GOAL: Extract everything from the first line through the line with "import matplotlib.pyplot as plt", both ends included, except for any pictures.
** START SUPPLIED INFORMATION **
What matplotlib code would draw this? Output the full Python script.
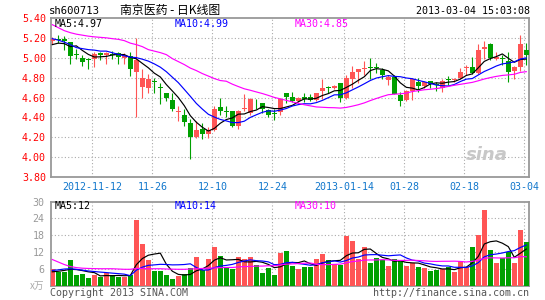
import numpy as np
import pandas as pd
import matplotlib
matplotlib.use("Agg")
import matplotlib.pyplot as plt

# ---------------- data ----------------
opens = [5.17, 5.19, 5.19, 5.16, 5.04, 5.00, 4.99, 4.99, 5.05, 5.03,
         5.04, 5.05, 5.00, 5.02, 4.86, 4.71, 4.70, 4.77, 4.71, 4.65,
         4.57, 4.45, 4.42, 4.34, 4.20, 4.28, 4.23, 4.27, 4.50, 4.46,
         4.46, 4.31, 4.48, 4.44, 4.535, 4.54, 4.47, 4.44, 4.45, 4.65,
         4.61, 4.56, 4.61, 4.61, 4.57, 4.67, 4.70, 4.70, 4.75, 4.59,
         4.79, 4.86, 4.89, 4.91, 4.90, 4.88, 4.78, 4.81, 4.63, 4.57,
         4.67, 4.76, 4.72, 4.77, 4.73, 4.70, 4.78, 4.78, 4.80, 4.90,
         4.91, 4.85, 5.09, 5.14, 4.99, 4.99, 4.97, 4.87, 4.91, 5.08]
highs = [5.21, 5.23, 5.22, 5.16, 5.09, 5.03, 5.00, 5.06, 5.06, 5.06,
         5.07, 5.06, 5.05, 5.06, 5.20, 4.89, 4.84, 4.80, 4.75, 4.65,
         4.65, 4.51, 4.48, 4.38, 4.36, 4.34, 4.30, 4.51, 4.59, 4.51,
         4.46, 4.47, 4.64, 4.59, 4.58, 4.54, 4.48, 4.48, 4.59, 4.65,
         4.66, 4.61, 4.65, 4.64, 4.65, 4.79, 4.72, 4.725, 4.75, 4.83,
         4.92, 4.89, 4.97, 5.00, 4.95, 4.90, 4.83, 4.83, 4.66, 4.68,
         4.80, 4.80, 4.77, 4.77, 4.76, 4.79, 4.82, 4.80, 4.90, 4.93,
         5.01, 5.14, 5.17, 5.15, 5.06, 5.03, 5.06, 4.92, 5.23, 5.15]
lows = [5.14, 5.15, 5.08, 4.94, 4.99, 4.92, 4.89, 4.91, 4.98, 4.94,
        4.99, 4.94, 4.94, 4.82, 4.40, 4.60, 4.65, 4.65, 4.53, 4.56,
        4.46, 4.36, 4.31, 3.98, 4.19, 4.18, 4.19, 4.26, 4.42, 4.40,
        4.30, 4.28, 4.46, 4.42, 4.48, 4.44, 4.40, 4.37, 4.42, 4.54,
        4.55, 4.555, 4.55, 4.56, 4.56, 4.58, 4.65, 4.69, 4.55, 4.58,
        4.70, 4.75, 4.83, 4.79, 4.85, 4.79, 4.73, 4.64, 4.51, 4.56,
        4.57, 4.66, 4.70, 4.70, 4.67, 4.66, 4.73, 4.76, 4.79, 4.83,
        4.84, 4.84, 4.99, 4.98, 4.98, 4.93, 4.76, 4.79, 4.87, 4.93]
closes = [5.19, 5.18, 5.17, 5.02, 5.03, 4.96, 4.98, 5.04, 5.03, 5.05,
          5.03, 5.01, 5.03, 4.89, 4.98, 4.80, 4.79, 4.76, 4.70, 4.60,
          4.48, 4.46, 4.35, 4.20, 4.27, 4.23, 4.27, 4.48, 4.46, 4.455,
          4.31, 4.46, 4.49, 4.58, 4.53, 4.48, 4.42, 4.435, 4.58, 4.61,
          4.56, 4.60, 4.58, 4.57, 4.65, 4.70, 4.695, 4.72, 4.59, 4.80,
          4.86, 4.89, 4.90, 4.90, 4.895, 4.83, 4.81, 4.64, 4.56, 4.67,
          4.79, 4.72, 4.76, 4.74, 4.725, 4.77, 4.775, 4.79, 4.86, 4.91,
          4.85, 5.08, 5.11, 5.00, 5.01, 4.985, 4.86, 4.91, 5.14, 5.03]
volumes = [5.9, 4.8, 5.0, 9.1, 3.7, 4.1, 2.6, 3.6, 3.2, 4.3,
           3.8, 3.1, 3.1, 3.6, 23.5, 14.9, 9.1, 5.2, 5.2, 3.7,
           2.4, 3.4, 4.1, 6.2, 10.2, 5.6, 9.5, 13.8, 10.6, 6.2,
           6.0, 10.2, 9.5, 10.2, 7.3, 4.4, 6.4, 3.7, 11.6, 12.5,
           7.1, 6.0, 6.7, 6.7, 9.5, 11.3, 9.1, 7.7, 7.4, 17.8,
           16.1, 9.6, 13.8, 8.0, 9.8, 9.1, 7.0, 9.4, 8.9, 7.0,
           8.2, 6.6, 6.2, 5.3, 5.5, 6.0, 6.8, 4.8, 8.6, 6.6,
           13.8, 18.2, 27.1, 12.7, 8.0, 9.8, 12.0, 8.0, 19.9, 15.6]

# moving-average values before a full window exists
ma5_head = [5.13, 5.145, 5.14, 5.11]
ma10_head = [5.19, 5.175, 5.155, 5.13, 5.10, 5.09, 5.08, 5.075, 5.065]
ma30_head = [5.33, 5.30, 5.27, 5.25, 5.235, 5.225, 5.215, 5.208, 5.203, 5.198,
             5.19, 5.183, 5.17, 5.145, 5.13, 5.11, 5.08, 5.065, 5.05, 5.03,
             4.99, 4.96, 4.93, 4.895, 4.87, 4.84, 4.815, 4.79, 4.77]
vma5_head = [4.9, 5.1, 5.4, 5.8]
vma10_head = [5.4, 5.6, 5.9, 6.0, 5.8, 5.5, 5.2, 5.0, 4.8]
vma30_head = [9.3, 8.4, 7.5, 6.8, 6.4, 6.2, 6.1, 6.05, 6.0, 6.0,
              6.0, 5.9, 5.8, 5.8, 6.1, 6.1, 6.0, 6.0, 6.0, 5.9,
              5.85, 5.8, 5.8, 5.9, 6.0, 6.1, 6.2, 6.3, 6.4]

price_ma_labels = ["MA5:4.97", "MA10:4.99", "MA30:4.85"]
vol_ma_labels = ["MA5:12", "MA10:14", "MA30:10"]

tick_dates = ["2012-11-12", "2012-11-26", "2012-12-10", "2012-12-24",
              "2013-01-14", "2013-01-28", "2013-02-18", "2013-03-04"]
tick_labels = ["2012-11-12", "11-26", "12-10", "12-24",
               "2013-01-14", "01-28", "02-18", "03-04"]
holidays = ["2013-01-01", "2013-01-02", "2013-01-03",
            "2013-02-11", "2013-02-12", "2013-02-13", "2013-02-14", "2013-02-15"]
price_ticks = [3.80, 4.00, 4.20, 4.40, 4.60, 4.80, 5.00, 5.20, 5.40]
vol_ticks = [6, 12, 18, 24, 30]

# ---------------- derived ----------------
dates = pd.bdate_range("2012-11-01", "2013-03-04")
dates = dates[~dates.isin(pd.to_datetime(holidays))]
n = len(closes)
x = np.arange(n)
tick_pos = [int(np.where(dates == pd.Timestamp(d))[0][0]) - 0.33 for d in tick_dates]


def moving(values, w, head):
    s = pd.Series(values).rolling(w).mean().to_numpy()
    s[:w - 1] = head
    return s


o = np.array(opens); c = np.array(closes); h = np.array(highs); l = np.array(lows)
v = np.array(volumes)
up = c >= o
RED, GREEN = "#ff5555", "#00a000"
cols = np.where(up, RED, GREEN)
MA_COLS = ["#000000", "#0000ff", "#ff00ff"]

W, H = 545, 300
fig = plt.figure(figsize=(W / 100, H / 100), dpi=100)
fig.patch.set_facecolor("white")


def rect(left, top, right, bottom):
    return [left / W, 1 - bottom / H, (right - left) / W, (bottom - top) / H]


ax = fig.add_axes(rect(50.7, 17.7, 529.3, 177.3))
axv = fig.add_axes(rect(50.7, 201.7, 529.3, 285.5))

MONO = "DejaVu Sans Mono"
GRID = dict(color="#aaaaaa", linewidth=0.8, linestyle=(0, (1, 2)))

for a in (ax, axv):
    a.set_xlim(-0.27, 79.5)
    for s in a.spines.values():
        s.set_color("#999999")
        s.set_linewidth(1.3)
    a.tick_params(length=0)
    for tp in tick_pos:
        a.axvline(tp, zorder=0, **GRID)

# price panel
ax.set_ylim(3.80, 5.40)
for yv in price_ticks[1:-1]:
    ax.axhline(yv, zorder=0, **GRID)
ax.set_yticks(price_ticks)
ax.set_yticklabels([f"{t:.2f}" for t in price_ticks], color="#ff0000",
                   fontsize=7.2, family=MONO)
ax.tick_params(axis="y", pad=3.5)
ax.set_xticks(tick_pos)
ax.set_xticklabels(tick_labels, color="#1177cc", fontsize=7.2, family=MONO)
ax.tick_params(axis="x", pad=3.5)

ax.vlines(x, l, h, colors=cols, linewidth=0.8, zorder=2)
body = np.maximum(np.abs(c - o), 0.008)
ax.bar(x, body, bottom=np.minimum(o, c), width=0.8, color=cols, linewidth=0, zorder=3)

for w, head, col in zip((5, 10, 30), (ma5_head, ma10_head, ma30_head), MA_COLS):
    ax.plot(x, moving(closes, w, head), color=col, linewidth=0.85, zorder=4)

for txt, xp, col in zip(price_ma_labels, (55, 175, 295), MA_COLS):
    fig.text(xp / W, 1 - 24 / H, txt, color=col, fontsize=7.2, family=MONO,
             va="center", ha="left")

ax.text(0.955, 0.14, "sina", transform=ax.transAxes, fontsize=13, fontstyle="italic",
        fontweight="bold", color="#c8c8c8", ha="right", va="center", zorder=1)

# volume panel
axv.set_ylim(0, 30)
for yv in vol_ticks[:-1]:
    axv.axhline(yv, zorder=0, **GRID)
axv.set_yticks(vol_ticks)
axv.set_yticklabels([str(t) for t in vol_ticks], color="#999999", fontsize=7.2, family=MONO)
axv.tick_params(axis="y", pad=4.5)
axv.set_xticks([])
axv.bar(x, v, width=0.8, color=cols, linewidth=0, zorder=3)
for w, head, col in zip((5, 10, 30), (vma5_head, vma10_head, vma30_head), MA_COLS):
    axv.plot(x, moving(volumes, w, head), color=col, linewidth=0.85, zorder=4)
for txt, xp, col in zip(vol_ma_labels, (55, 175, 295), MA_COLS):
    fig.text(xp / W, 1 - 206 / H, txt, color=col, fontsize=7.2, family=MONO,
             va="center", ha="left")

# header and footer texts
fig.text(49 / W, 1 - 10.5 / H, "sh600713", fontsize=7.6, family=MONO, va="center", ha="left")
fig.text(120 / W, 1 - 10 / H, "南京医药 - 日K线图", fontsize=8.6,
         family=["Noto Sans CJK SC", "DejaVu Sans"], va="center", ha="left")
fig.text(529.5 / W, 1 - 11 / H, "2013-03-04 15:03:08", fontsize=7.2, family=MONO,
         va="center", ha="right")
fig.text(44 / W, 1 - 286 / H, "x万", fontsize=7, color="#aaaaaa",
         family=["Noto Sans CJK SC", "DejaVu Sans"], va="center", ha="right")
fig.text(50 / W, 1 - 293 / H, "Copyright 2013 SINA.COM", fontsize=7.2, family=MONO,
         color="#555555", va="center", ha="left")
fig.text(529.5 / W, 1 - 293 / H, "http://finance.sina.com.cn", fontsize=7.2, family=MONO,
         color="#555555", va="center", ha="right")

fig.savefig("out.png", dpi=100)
** END SUPPLIED INFORMATION **
RESULT:
What matplotlib code would draw this? Output the full Python script.
import numpy as np
import pandas as pd
import matplotlib
matplotlib.use("Agg")
import matplotlib.pyplot as plt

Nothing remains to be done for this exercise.